A curious benefit of traveling abroad is one is able to experience natural disasters which are not particularly common in the region of the world in which they live. During this trip to Japan our study abroad group has been able to experience the rage of a typhoon for the first time in many of our lives. Unfortunately, it also served to interrupt a fair amount of the middle portion of our trip. We had traveled to Hiroshima via the Shinkansen, an ultra-fast high-speed rail system while we watched the ominous arrival of Typhoon Number 21 (In Japan, typhoons are not given names but instead are numbered sequentially for each typhoon season) in the southern islands of Japan. We decided to cut our trip to Hiroshima short and stay overnight only because we learned that there was a virtual guarantee that all the train systems would be shut down the next morning in anticipation of the typhoon’s landfall. Therefore, we woke up early and attempted to catch the very last train to Kyoto, our next destination, before this happened. It was actually fairly exciting “racing” the storm to our next hotel, a race we managed to win.
The weather on the day after the typhoon left no evidence of the destruction of the day of.

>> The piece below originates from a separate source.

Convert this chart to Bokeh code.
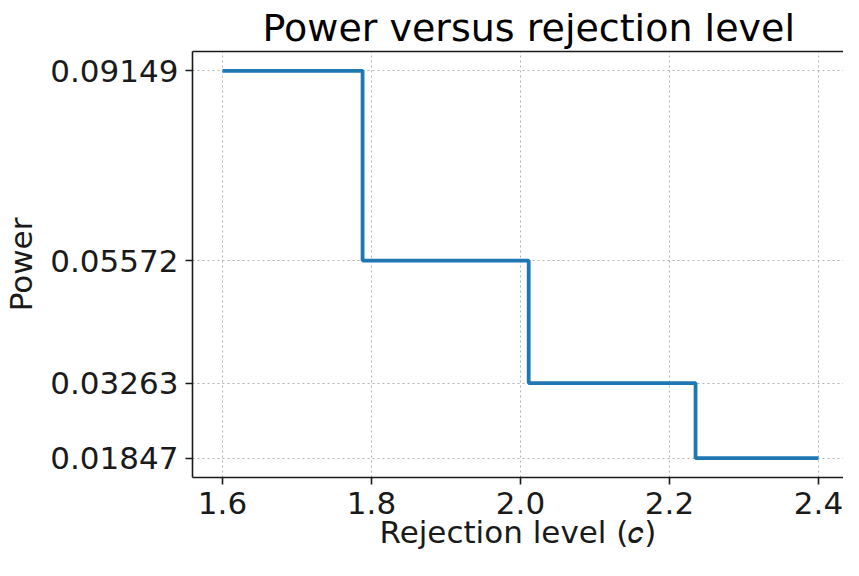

The storm itself was a little bit terrifying especially when you start to hear the lashing rain and feel screaming wind shake the concrete building you’re in. We did survive it though, none worse for the wear and the next day was beautiful and tragic, as the weather was lovely but the damage from the typhoon was apparent in the trees toppled, glass shattered, roofs damaged, and shrines collapsed.
A small part of Fushimi-inari Shrine, which extends far up to the summit of a nearby mountain; unfortunately the damage from the typhoon was severe so most of the shrine was closed off because of fallen trees.
Kyoto was an amazing city to behold especially when you consider that the city, having avoided destruction by bombing raid during the Second World War, was filled with buildings which long predate the United States’ existence. Something that may seem somewhat unlikely in the United States since there is relative dominance of Christianity within American religious practices was, in Kyoto, the relative parity between numbers of Shinto shrines and Buddhist temples (two of the major religions of Japan) and the mixture of them within similar spaces. I heard a saying once that 70% of Japanese people are Buddhist and 70% of Japanese people are Shintoist, something that is born out the places of worship in Kyoto, the ancient capital of Japan.
Kinkaku-ji or the Temple of the Golden Pavilion is one of the great temples of Kyoto, and a tremendously popular tourist attraction.